EG and MET exposures presented with similar systemic effects and similar serum chemistries. Management for both EG and MET is based on preventing the buildup of toxic metabolites. Fomepizole is the most widely used “antidote” for EG and MET exposures.2 It works by inhibiting alcohol dehydrogenase, thus preventing metabolism of both EG and MET. Administered intravenously, fomepizole induces its own metabolism, so after the fourth 10 mg/kg dose, the dose should increase to 15 mg/kg every 12 hours. Previously, ethanol was used to treat these exposures. However, due to difficulty in dosing and complications, it has fallen out of favor.9

In this study, fomepizole was used ten times more than ethanol. Hemodialysis is the treatment of choice for EG or MET toxicity for which the toxic metabolites have already accumulated and caused acidemia or end organ injury.3 Hemodialysis also will remove the parent compound.

This study had several limitations. It was a retrospective study of previously collected poison center data and key information may not have been documented. In addition, there is the possibility of reporting bias as not all cases of EG/MET exposures may have been reported to the poison center. Finally, the sample size of this study was small and as it is the experience of a single poison control center, its external validity may be limited.

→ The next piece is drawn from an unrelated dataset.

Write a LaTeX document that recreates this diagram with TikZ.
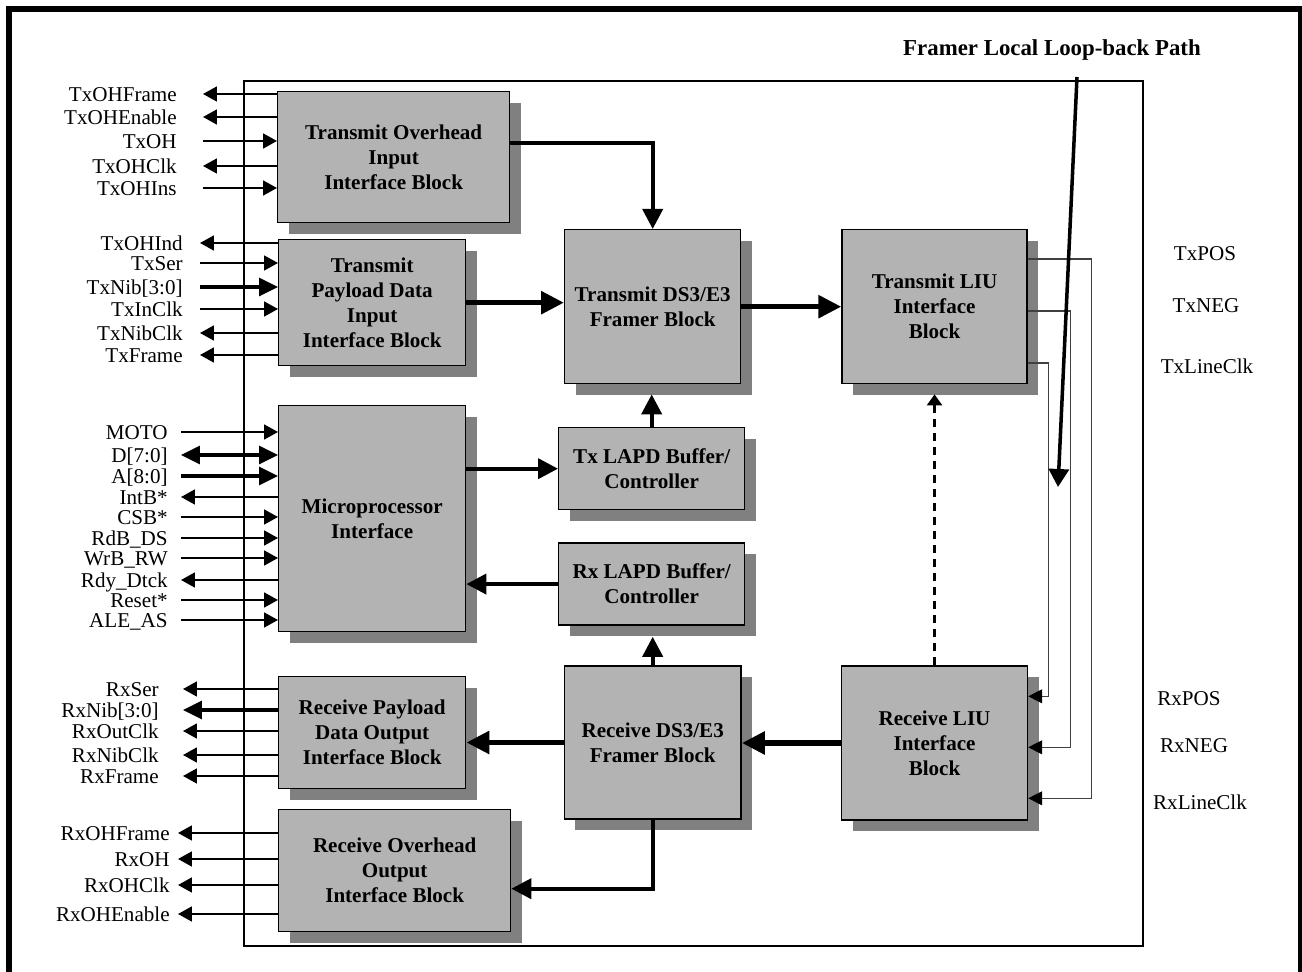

The standard evaluation for exposures to methanol and ethylene glycol is not delineated clearly in the medical literature. Most authors recommend evaluation with serum levels in cases of methanol and ethylene glycol exposure.10 These serum levels can be important in deciding whether to implement potentially expensive treatment, such as dialysis. However, patients with EG or MET poisonings are in a life-threatening situation that requires early intervention based on clinical judgment. Therefore, patients presenting with clinical symptoms of either toxic alcohol poisoning should be treated immediately, with less emphasis on distinguishing whether the etiology is due to EG or MET. Continued studies are warranted to characterize these uncommon exposures further.